GRIT and Executive Functioning
Why is GRIT important for developing executive functioning skills? Angela Duckworth defines GRIT as “passion and sustained persistence applied toward long-term achievement, with no particular concern for rewards or recognition along the way. It combines resilience, ambition, and self-control in the pursuit of goals that take months, years, or even decades.” The executive functions are part of this. They help students to manage workload and plan for the future by employing these components:
- Initiate: start
- Plan/prioritize: create order and hierarchy of need
- Organize: thoughts and materials
- Inhibit: stop distracting behaviors
- Emotion control: resilient when frustrated/overwhelmed
- Working memory: the ability to hold information long enough to use it or offload it to a more permanent place
- Shift/flexibility: move from one activity to another without emotional overload
- Monitor: check one’s own behavior/ progress and make changes as needed
- Goal-directed persistence: Not losing sight of goal in the face of barriers (GRIT!)
One difficulty when expecting grit and the executive functions to match up is the pace at which the child’s executive functions develop. Parents often wonder why, if a child is being coached, they are not using the skills taught. Melissa Mullin, Ph.D., notes about this disconnect, “So, what is missing? There is the old saying, ‘You can lead a horse to water, but you can’t make him drink.’ I have found that executive functioning skills can be taught successfully, but for some students, it takes more than teaching the skills to get the students to use them. This brings us to grit.”

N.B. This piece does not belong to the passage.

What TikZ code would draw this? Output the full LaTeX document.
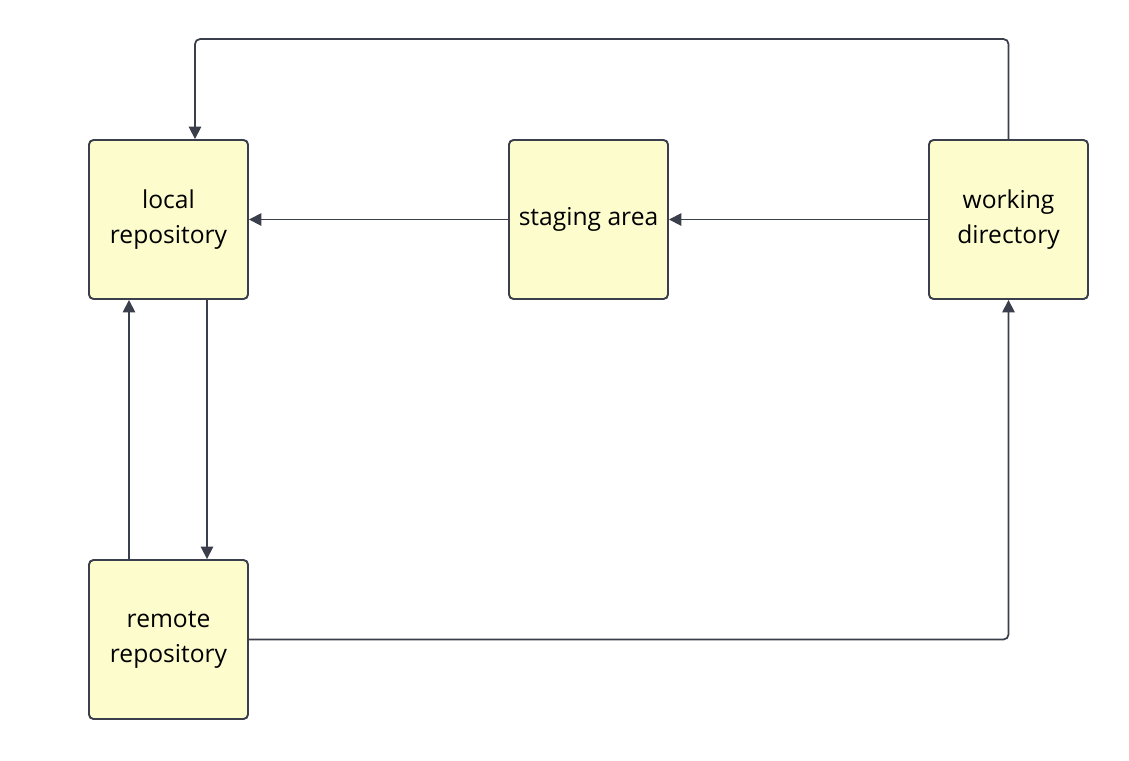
\documentclass[tikz,border=0pt]{standalone}
\usepackage{fontspec}
\setmainfont{Open Sans}
\usetikzlibrary{arrows.meta}
\definecolor{boxfill}{RGB}{253,252,205}
\definecolor{boxline}{RGB}{58,63,75}
\tikzstyle{block} = [rectangle, draw=boxline, fill=boxfill, line width=1.1pt,
    rounded corners=0.09cm, minimum width=3.18cm, minimum height=3.18cm,
    align=center, font=\fontsize{14}{19.8}\selectfont]
\tikzstyle{line} = [draw=boxline, line width=1pt, rounded corners=0.1cm,
    -{Triangle[length=7pt,width=7pt]}]

\begin{document}
\begin{tikzpicture}[node distance = 8.4cm, auto]
\useasboundingbox (-3.37,-10.81) rectangle (19.21,4.39);
    % Place nodes
\node [block] (local) {local\\repository};
\node [block, right of=local] (stage) {staging area};
\node [block, right of=stage] (work) {working\\directory};
\node [block, below of=local] (remote) {remote\\repository};

    % Draw edges
\path [line] (work.north) -- ++(0,2) -| ([xshift=0.53cm]local.north);
\path [line] (work.west) -- (stage.east);
\path [line] (stage.west) -- (local.east);
\path [line] ([xshift=0.77cm]local.south) -- ([xshift=0.77cm]remote.north);
\path [line] ([xshift=-0.79cm]remote.north) -- ([xshift=-0.79cm]local.south);
\path [line] (remote.east) -| (work.south);

\end{tikzpicture}
\end{document}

No one likes the feel of failure. However, it is in these failures that grit is developed. The academic rigor that some students face can certainly present barriers and, thus, the feeling of failure. As a parent or educator, the best thing we can do is praise the effort (and the use of executive functions) rather than the result. For instance, a child sets a goal of studying for a test 3 different days before the exam. While the resulting grade may be great, praise the planning and effort put forth, not how smart he/she is. Praise has been shown to increase a child’s resilience and is well documented in the work of Carol Dweck and her work on Growth Mindset. When we praise a child’s effort and work ethic and not on their performance outcomes, we see the development of grit. The student starts to see themselves as able to succeed. Enter the executive functions. In order to succeed, the executive functions need to be modeled and taught while the young frontal lobe is still developing. Authentically praise the child for the application of the executive functions to the overall process. Model asking questions that help the child to monitor their behavior or progress. Helping the child to recognize what they did well is one way to increase resilience and grit. Point out the determination he/she used to work through a problem is another.
In the end, grit can start to be shaped at an early age. Author Paul Tough writes, “Overcoming adversity is what produces character. And character, even more than IQ, is what leads to real and lasting success.” Praising children for their use of executive functions only strengthens the EF skills and helps to produce gritty children.